FILE - North Korean leader Kim Jong Un meets with Russian Security Council Secretary Sergei Shoigu in this photo from Korea's state news agency on Sept. 14, 2024. On Sept. 19, the U.S. targeted five banks and one person for helping the two nations dodge financial sanctions.

US sanctions facilitators of payments between Russia, N. Korea

by · Voice of America

The U.S. State and Treasury departments announced new sanctions Thursday on five groups and one person said to be involved in illicit payment mechanisms between Russia and North Korea.

In a statement issued by the Treasury’s Office of Foreign Assets Control, the department said the action holds accountable five entities and one individual, based in Russia and in the Russia-occupied Georgian region of South Ossetia, that have assisted sanctions evasion by Russia and the Democratic People’s Republic of Korea, or DPRK.

“With mounting losses on the battlefield and deepening international isolation,” the statement reads, “Russia has become increasingly dependent on the DPRK for weapons procurement and economic cooperation.

“Today’s sanctions demonstrate the [Russian President Vladimir] Putin regime’s use of illicit financial schemes to enable the DPRK to access the international banking system in violation of targeted financial sanctions,” the department said.
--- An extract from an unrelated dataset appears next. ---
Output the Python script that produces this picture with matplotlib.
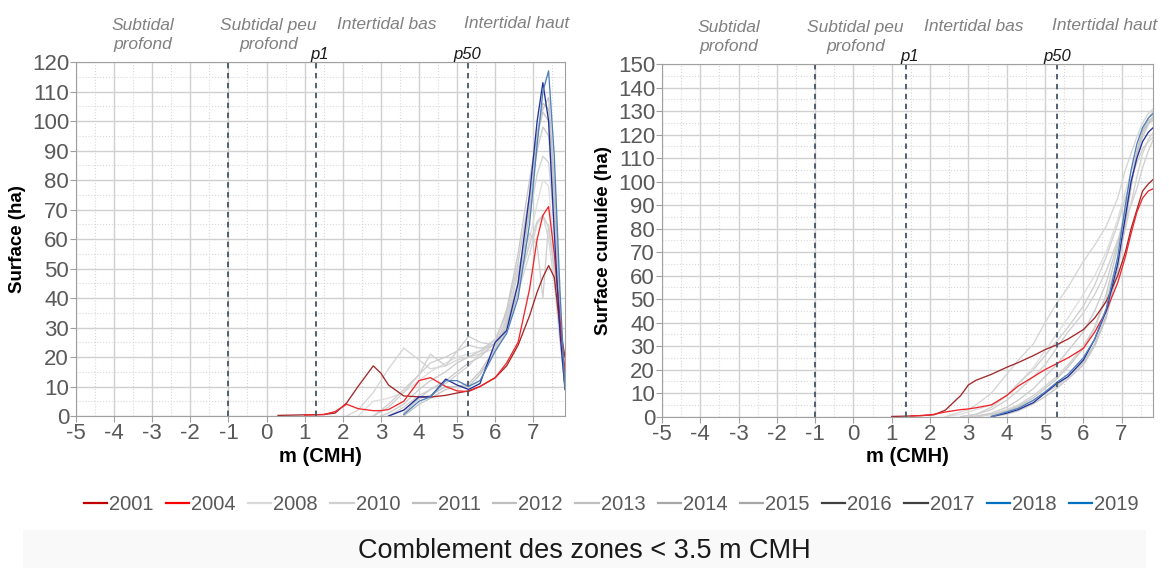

It said it also demonstrates the department’s “commitment to exposing and disrupting networks that facilitate the funding of the DPRK’s unlawful weapons of mass destruction and ballistic missile programs and support Russia’s illegal war against Ukraine.”

The sanctions target and freeze the U.S.-controlled assets of five banks — one in Georgia and four in Russia — and Dmitry Yuryevich Nikulin, vice president of Russia’s TSMRBank, for establishing a secret banking relationship with North Korean financial institutions that funneled millions of dollars and rubles between them.

In a separate statement, State Department spokesperson Matthew Miller said, “The growing financial cooperation between Russia and the DPRK directly threatens international security and the global financial system.

“The United States will continue to use the tools at its disposal to disrupt both Russia’s support for the DPRK’s illicit financial networks and its war against Ukraine,” Miller said.

The sanctions come six days after Russia's Security Council chief, Sergei Shoigu, met with North Korean leader Kim Jong Un to discuss the implementation of the mutual security agreement signed earlier this year by the two nations.

Some information for this report was provided by Reuters and Agence France-Presse.